Seismic governs over wind by a factor of seven. The seismic horizontal force is combined with gravity per ASCE 7 load combinations; the worst-case saddle reaction is approximately 4,400 lb on the windward saddle and 2,100 lb on the leeward saddle, with each saddle also taking 1,100 lb of lateral shear.
| Symbol | Value |
|---|---|
| L | 144 in |
| R | 17.75 in (mean radius) |
| H | 8.81 in (2:1 head depth) |
| A | 24 in (head tangent to saddle) |
| θ | 120 ° |
| t | 0.375 in (shell corroded) |
| Q (test) | 4,250 lb per saddle |
| Zick stress | Calculated (psi) | Allowable (psi) | Status |
|---|---|---|---|
| S1, longitudinal bending at midspan | 113 | 20,000 (S) | PASS |
| S1, longitudinal bending over saddle | 275 | 20,000 (S) | PASS |
| S2, tangential shear at saddle | 410 | 16,000 (0.8 S) | PASS |
| S3, circumferential bending at saddle horn | 2,170 | 25,000 (1.25 S) | PASS |
| S4, additional stress in head as stiffener (A < R/2 satisfied) | n/a | 1.25 S | PASS |
| S5, ring compression at saddle horn | 1,150 | 10,000 (0.5 S_y) | PASS |
| Seismic axial stress added to S1 over saddle (P/A from 4,400 lb at saddle x 0.5) | 105 | included in S1 envelope | PASS |
All five Zick stresses are well within allowables even at the modified saddle reactions from the ASCE 7 seismic combination. PASS. On this 36 in vessel the saddle dimensions are governed by the pad-and-clip fabrication detail rather than by stress, and the anchor bolts are sized for ASCE 7 seismic uplift (worst-case uplift at the leeward saddle is approximately 1,400 lb, well within the capacity of four 1/2 in anchor bolts).
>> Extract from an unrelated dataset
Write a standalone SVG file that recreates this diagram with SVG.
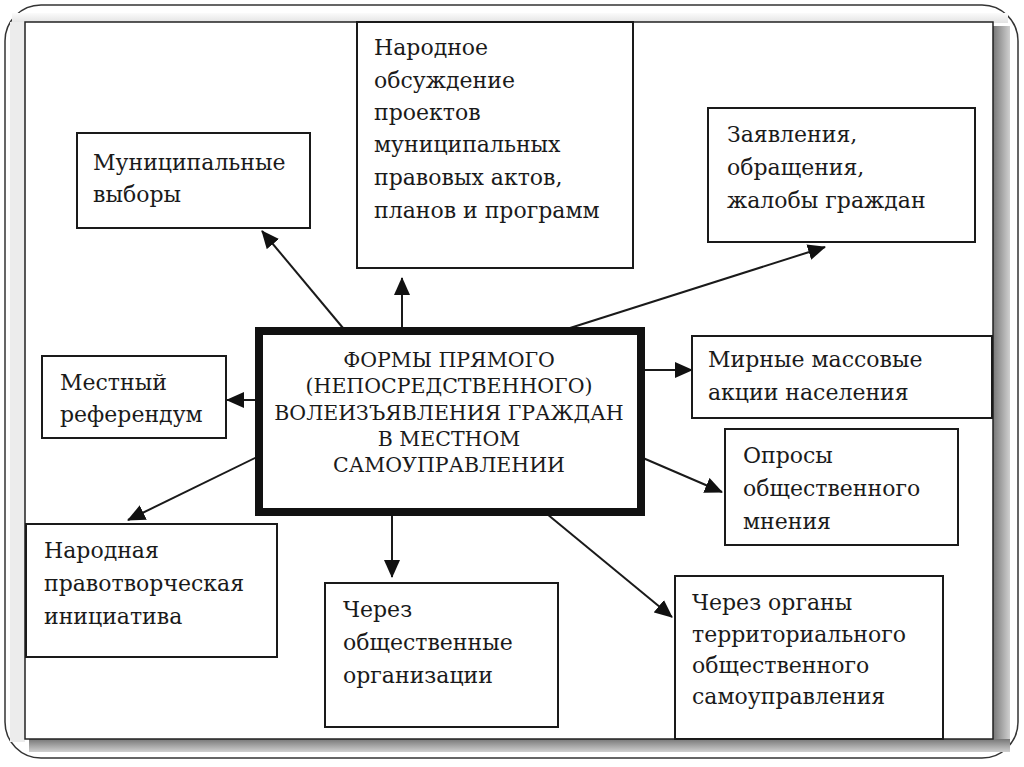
<svg xmlns="http://www.w3.org/2000/svg" width="1024" height="767" viewBox="0 0 1024 767">
<style>
.box{fill:#fff;stroke:#1a1a1a;stroke-width:2}
.t{font-family:'DejaVu Serif',serif;font-size:22px;fill:#1a1a1a}
.c{font-family:'DejaVu Serif',serif;font-size:20.5px;fill:#1a1a1a;text-anchor:middle}
.ln{stroke:#1a1a1a;stroke-width:2;fill:none;marker-end:url(#ah)}
</style>
<defs>
<marker id="ah" markerUnits="userSpaceOnUse" markerWidth="18" markerHeight="16" refX="17" refY="8" orient="auto">
<path d="M0,0 L18,8 L0,16 Z" fill="#111"/>
</marker>
<linearGradient id="gt" x1="0" y1="0" x2="0" y2="1"><stop offset="0" stop-color="#fbfbfb"/><stop offset="1" stop-color="#e2e2e2"/></linearGradient>
<linearGradient id="gr" x1="0" y1="0" x2="1" y2="0"><stop offset="0" stop-color="#777"/><stop offset="1" stop-color="#d0d0d0"/></linearGradient>
<linearGradient id="gb" x1="0" y1="0" x2="0" y2="1"><stop offset="0" stop-color="#777"/><stop offset="1" stop-color="#d0d0d0"/></linearGradient>
</defs>
<rect x="0" y="0" width="1024" height="767" fill="#fff"/>
<rect x="5" y="5" width="1013" height="753" rx="36" fill="#fff" stroke="#333" stroke-width="1.5"/>
<rect x="12" y="13" width="996" height="10" fill="url(#gt)"/>
<rect x="10" y="22" width="15" height="720" fill="#ececec"/>
<rect x="993" y="26" width="17" height="726" fill="url(#gr)"/>
<rect x="29" y="739" width="981" height="13" fill="url(#gb)"/>
<rect x="25" y="22" width="968" height="717" fill="#fff" stroke="#222" stroke-width="1.5"/>

<g id="connectors">
<line class="ln" x1="343" y1="328" x2="262" y2="231"/>
<line class="ln" x1="402" y1="328" x2="402" y2="278"/>
<line class="ln" x1="570" y1="328" x2="825" y2="247"/>
<line class="ln" x1="258" y1="400" x2="227" y2="400"/>
<line class="ln" x1="645" y1="370" x2="692" y2="370"/>
<line class="ln" x1="643" y1="458" x2="722" y2="492"/>
<line class="ln" x1="257" y1="457" x2="128" y2="520"/>
<line class="ln" x1="392" y1="515" x2="392" y2="577"/>
<line class="ln" x1="547" y1="514" x2="672" y2="617"/>
</g>

<g id="center">
<rect x="259" y="331" width="382" height="181" fill="#fff" stroke="#111" stroke-width="8"/>
<text class="c" x="449" y="367">ФОРМЫ ПРЯМОГО</text>
<text class="c" x="449" y="393">(НЕПОСРЕДСТВЕННОГО)</text>
<text class="c" x="449" y="420">ВОЛЕИЗЪЯВЛЕНИЯ ГРАЖДАН</text>
<text class="c" x="449" y="446">В МЕСТНОМ</text>
<text class="c" x="449" y="472">САМОУПРАВЛЕНИИ</text>
</g>

<g id="n-vybory">
<rect class="box" x="77" y="133" width="233" height="95"/>
<text class="t" x="93" y="170">Муниципальные</text>
<text class="t" x="93" y="202">выборы</text>
</g>

<g id="n-obsuzhdenie">
<rect class="box" x="357" y="22" width="276" height="246"/>
<text class="t" x="374" y="55">Народное</text>
<text class="t" x="374" y="88">обсуждение</text>
<text class="t" x="374" y="120">проектов</text>
<text class="t" x="374" y="152">муниципальных</text>
<text class="t" x="374" y="185">правовых актов,</text>
<text class="t" x="374" y="218">планов и программ</text>
</g>

<g id="n-zayavleniya">
<rect class="box" x="708" y="108" width="267" height="134"/>
<text class="t" x="727" y="142">Заявления,</text>
<text class="t" x="727" y="175">обращения,</text>
<text class="t" x="727" y="208">жалобы граждан</text>
</g>

<g id="n-referendum">
<rect class="box" x="42" y="356" width="184" height="82"/>
<text class="t" x="60" y="390">Местный</text>
<text class="t" x="60" y="422">референдум</text>
</g>

<g id="n-mirnye">
<rect class="box" x="692" y="336" width="300" height="82"/>
<text class="t" x="708" y="367">Мирные массовые</text>
<text class="t" x="708" y="400">акции населения</text>
</g>

<g id="n-oprosy">
<rect class="box" x="725" y="429" width="233" height="116"/>
<text class="t" x="743" y="463">Опросы</text>
<text class="t" x="743" y="496">общественного</text>
<text class="t" x="743" y="529">мнения</text>
</g>

<g id="n-iniciativa">
<rect class="box" x="26" y="524" width="251" height="133"/>
<text class="t" x="44" y="558">Народная</text>
<text class="t" x="44" y="591">правотворческая</text>
<text class="t" x="44" y="624">инициатива</text>
</g>

<g id="n-organizacii">
<rect class="box" x="325" y="583" width="233" height="144"/>
<text class="t" x="343" y="617">Через</text>
<text class="t" x="343" y="650">общественные</text>
<text class="t" x="343" y="683">организации</text>
</g>

<g id="n-tos">
<rect class="box" x="675" y="576" width="268" height="163"/>
<text class="t" x="692" y="610">Через органы</text>
<text class="t" x="692" y="642">территориального</text>
<text class="t" x="692" y="673">общественного</text>
<text class="t" x="692" y="704">самоуправления</text>
</g>
</svg>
36 in OD horizontal three-phase separators are the workhorse first-stage separation vessel in oil-field production batteries, removing free water and gas from the wellhead stream before the oil moves to a treater or heater-treater. The configuration uses a weir baffle to set the oil-water interface, three liquid retention zones (water rinse upstream, oil-and-water emulsion mid, oil downstream of the weir), and a mist-extractor pad at the gas outlet. The teaching value of the example is the chain from API 12J sizing through Stokes settling to UG-22 external loads, with the Zick saddle analysis shown as the pressure-vessel side of a vessel that is otherwise sized by process not structural requirements.